Clark County had bigger hopes when it created Apex after an explosion at a rocket fuel plant in Henderson killed two people in 1988. The county wanted to relegate dangerous and unappetizing industry to this faraway land.

But not much industry came.

That brings us to Tuesday when, inside an air-conditioned reception tent at Apex out in the desert, officials were trumpeting a new message.

“We think from now on out it’s going to be nothing but good times,” said Dave Carver, president of Apex Industrial Park Inc.

Carver and a fleet of dignitaries had assembled for the groundbreaking of Mountain View Industrial Park, a section of Apex that promises in 10 years to have 40 million square feet of industrial buildings and commercial space. Also planned: a petroleum storage terminal and a sales lot for buses.

North Las Vegas has annexed most of Apex, where development has been stifled by lack of water. The city says it can deliver water to the site.

The city created a special improvement district to float a bond for at least $25 million to connect its water lines to Apex in the next two years. In return, businesses at the site will pay a slightly higher tax rate to help repay the bonds.

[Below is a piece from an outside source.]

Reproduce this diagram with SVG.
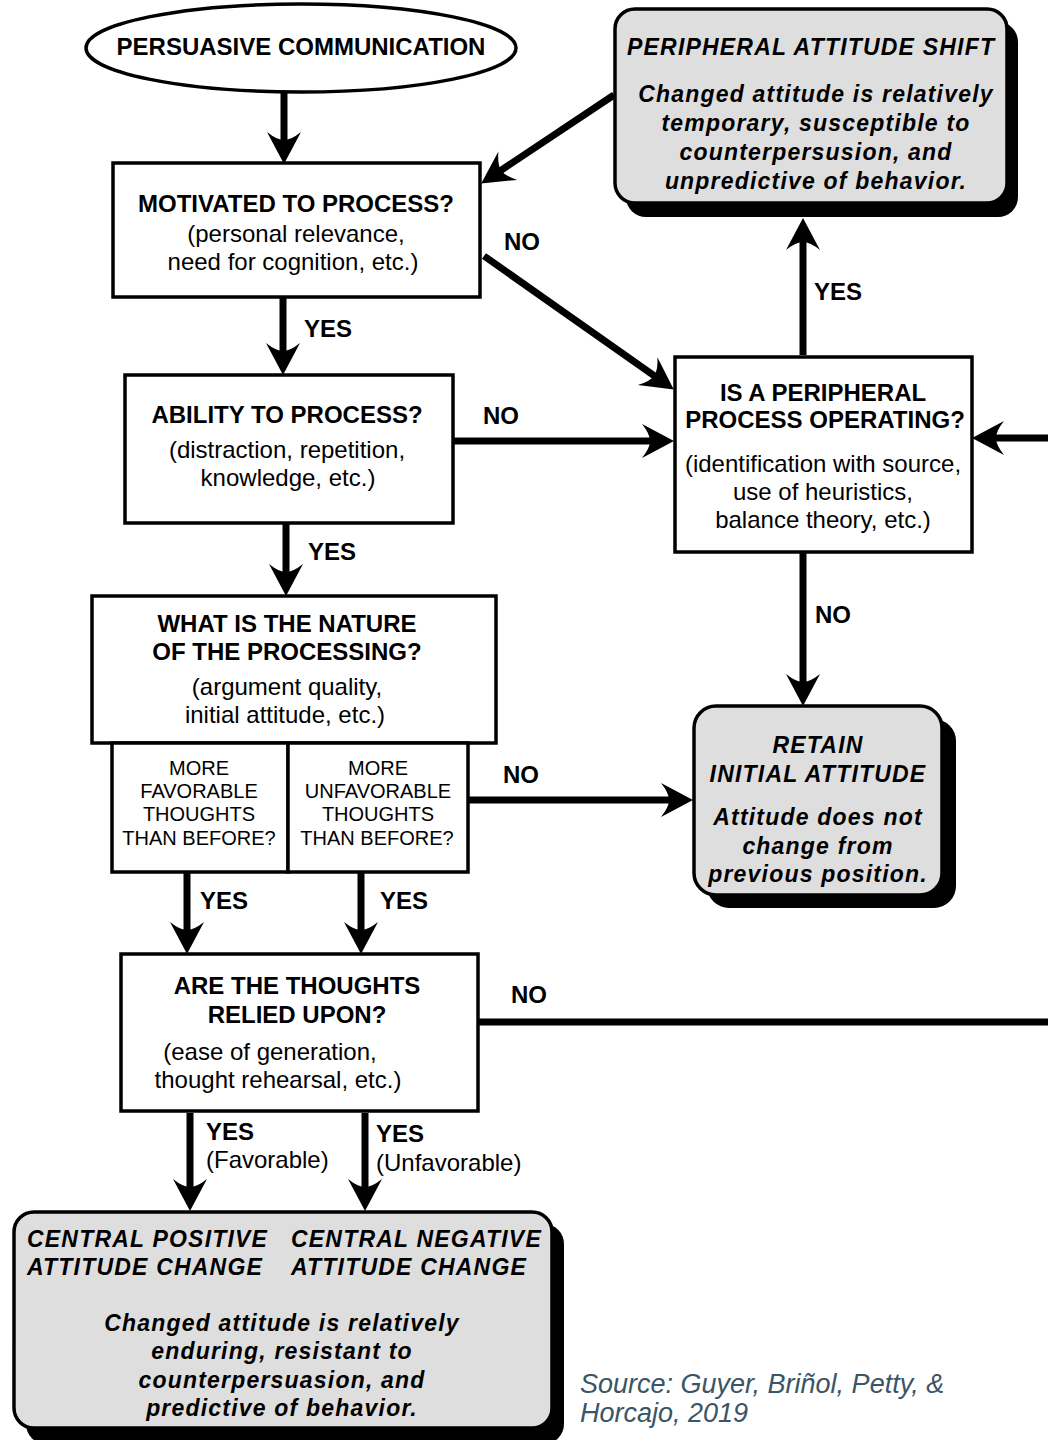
<svg xmlns="http://www.w3.org/2000/svg" width="1048" height="1440" viewBox="0 0 1048 1440">
  <style>
    .box { fill: #ffffff; stroke: #000000; stroke-width: 3.5; }
    .outcome { fill: #dedede; stroke: #000000; stroke-width: 3.5; }
    .shadow { fill: #000000; }
    .wire { fill: none; stroke: #000000; stroke-width: 7; stroke-linecap: butt; }
    .arrow { marker-end: url(#head); }
    text { font-family: "Liberation Sans", Arial, sans-serif; fill: #000000; }
    .q { font-size: 24px; font-weight: bold; text-anchor: middle; }
    .sub { font-size: 24px; text-anchor: middle; }
    .small { font-size: 20px; text-anchor: middle; }
    .lbl { font-size: 24px; font-weight: bold; }
    .lblr { font-size: 24px; }
    .res { font-size: 23px; font-weight: bold; font-style: italic; letter-spacing: 1.2px; }
    .mid { text-anchor: middle; }
    .src { font-size: 27px; font-style: italic; fill: #3a5566; }
  </style>
  <defs>
    <!-- barbed arrowhead; origin sits where the shaft meets the head -->
    <marker id="head" markerUnits="userSpaceOnUse" markerWidth="48" markerHeight="48" viewBox="-14 -24 48 48" refX="0" refY="0" orient="auto" overflow="visible">
      <path d="M22,0 L-10,-17 Q-2,-7 -2,0 Q-2,7 -10,17 Z" fill="#000000"/>
    </marker>
  </defs>

  <rect width="1048" height="1440" fill="#ffffff"/>

  <!-- connectors -->
  <g id="connectors">
    <line class="wire arrow" x1="284" y1="92" x2="284" y2="142"/>
    <line class="wire arrow" x1="283" y1="297" x2="283" y2="353"/>
    <line class="wire arrow" x1="286" y1="524" x2="286" y2="574"/>
    <line class="wire arrow" x1="484" y1="256" x2="655.8" y2="376.9"/>
    <line class="wire arrow" x1="454" y1="441" x2="652" y2="441"/>
    <line class="wire arrow" x1="1052" y1="438" x2="994" y2="438"/>
    <line class="wire arrow" x1="803" y1="355" x2="803" y2="240"/>
    <line class="wire arrow" x1="614" y1="95" x2="499.5" y2="171.3"/>
    <line class="wire arrow" x1="803" y1="553" x2="803" y2="684"/>
    <line class="wire arrow" x1="469" y1="800" x2="671" y2="800"/>
    <line class="wire arrow" x1="187" y1="873" x2="187" y2="932"/>
    <line class="wire arrow" x1="361" y1="873" x2="361" y2="932"/>
    <line class="wire" x1="479" y1="1022" x2="1052" y2="1022"/>
    <line class="wire arrow" x1="190" y1="1113" x2="190" y2="1189"/>
    <line class="wire arrow" x1="365" y1="1113" x2="365" y2="1189"/>

    <text class="lbl" x="504" y="250">NO</text>
    <text class="lbl" x="304" y="337">YES</text>
    <text class="lbl" x="483" y="424">NO</text>
    <text class="lbl" x="308" y="560">YES</text>
    <text class="lbl" x="814" y="300">YES</text>
    <text class="lbl" x="815" y="623">NO</text>
    <text class="lbl" x="503" y="783">NO</text>
    <text class="lbl" x="200" y="909">YES</text>
    <text class="lbl" x="380" y="909">YES</text>
    <text class="lbl" x="511" y="1003">NO</text>
    <text class="lbl" x="206" y="1140">YES</text>
    <text class="lblr" x="206" y="1168">(Favorable)</text>
    <text class="lbl" x="376" y="1142">YES</text>
    <text class="lblr" x="376" y="1171">(Unfavorable)</text>
  </g>

  <!-- start -->
  <g id="persuasive-communication">
    <ellipse class="box" cx="301" cy="48" rx="215" ry="44"/>
    <text class="q" x="301" y="55">PERSUASIVE COMMUNICATION</text>
  </g>

  <!-- motivation -->
  <g id="motivated">
    <rect class="box" x="113" y="163" width="367" height="134"/>
    <text class="q" x="296" y="212">MOTIVATED TO PROCESS?</text>
    <text class="sub" x="296" y="242">(personal relevance,</text>
    <text class="sub" x="293" y="270">need for cognition, etc.)</text>
  </g>

  <!-- ability -->
  <g id="ability">
    <rect class="box" x="125" y="375" width="328" height="148"/>
    <text class="q" x="287" y="423">ABILITY TO PROCESS?</text>
    <text class="sub" x="287" y="458">(distraction, repetition,</text>
    <text class="sub" x="288" y="486">knowledge, etc.)</text>
  </g>

  <!-- nature of processing -->
  <g id="nature">
    <rect class="box" x="92" y="596" width="404" height="147"/>
    <text class="q" x="287" y="632">WHAT IS THE NATURE</text>
    <text class="q" x="287" y="660">OF THE PROCESSING?</text>
    <text class="sub" x="287" y="695">(argument quality,</text>
    <text class="sub" x="285" y="723">initial attitude, etc.)</text>
  </g>

  <g id="more-favorable">
    <rect class="box" x="112" y="743" width="176" height="129"/>
    <text class="small" x="199" y="775">MORE</text>
    <text class="small" x="199" y="798">FAVORABLE</text>
    <text class="small" x="199" y="821">THOUGHTS</text>
    <text class="small" x="199" y="845">THAN BEFORE?</text>
  </g>

  <g id="more-unfavorable">
    <rect class="box" x="288" y="743" width="180" height="129"/>
    <text class="small" x="378" y="775">MORE</text>
    <text class="small" x="378" y="798">UNFAVORABLE</text>
    <text class="small" x="378" y="821">THOUGHTS</text>
    <text class="small" x="377" y="845">THAN BEFORE?</text>
  </g>

  <!-- reliance -->
  <g id="relied-upon">
    <rect class="box" x="121" y="954" width="357" height="157"/>
    <text class="q" x="297" y="994">ARE THE THOUGHTS</text>
    <text class="q" x="297" y="1023">RELIED UPON?</text>
    <text class="sub" x="270" y="1060">(ease of generation,</text>
    <text class="sub" x="278" y="1088">thought rehearsal, etc.)</text>
  </g>

  <!-- peripheral route -->
  <g id="peripheral-process">
    <rect class="box" x="675" y="357" width="297" height="195"/>
    <text class="q" x="823" y="401">IS A PERIPHERAL</text>
    <text class="q" x="825" y="428">PROCESS OPERATING?</text>
    <text class="sub" x="823" y="472">(identification with source,</text>
    <text class="sub" x="823" y="500">use of heuristics,</text>
    <text class="sub" x="823" y="528">balance theory, etc.)</text>
  </g>

  <g id="peripheral-shift">
    <rect class="shadow" x="626" y="22" width="392" height="195" rx="20"/>
    <rect class="outcome" x="615" y="9" width="392" height="194" rx="20"/>
    <text class="res" x="627" y="55">PERIPHERAL ATTITUDE SHIFT</text>
    <text class="res mid" x="816" y="102">Changed attitude is relatively</text>
    <text class="res mid" x="816" y="131">temporary, susceptible to</text>
    <text class="res mid" x="816" y="160">counterpersusion, and</text>
    <text class="res mid" x="816" y="189">unpredictive of behavior.</text>
  </g>

  <g id="retain">
    <rect class="shadow" x="707" y="719" width="249" height="189" rx="22"/>
    <rect class="outcome" x="694" y="706" width="248" height="189" rx="22"/>
    <text class="res mid" x="818" y="753">RETAIN</text>
    <text class="res mid" x="818" y="782">INITIAL ATTITUDE</text>
    <text class="res mid" x="818" y="825">Attitude does not</text>
    <text class="res mid" x="818" y="854">change from</text>
    <text class="res mid" x="818" y="882">previous position.</text>
  </g>

  <!-- central route outcome -->
  <g id="central-change">
    <rect class="shadow" x="26" y="1224" width="538" height="220" rx="20"/>
    <rect class="outcome" x="14" y="1212" width="538" height="216" rx="20"/>
    <text class="res" x="27" y="1247">CENTRAL POSITIVE</text>
    <text class="res" x="27" y="1275">ATTITUDE CHANGE</text>
    <text class="res" x="291" y="1247">CENTRAL NEGATIVE</text>
    <text class="res" x="291" y="1275">ATTITUDE CHANGE</text>
    <text class="res mid" x="282" y="1331">Changed attitude is relatively</text>
    <text class="res mid" x="282" y="1359">enduring, resistant to</text>
    <text class="res mid" x="282" y="1388">counterpersuasion, and</text>
    <text class="res mid" x="282" y="1416">predictive of behavior.</text>
  </g>

  <g id="source">
    <text class="src" x="580" y="1393">Source: Guyer, Briñol, Petty, &amp;</text>
    <text class="src" x="580" y="1422">Horcajo, 2019</text>
  </g>
</svg>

The payoff for the city: more jobs for the 250,000 people projected to move to the city in the next 20 years.

It will diversify Southern Nevada beyond roulette tables and magicians.

One day, this place may produce tangible products, not just vapid memories and regrets.

For all the back-patting in an air-conditioned tent in the middle of the desert this week, the real celebration may not be held for years, when nowhere becomes somewhere.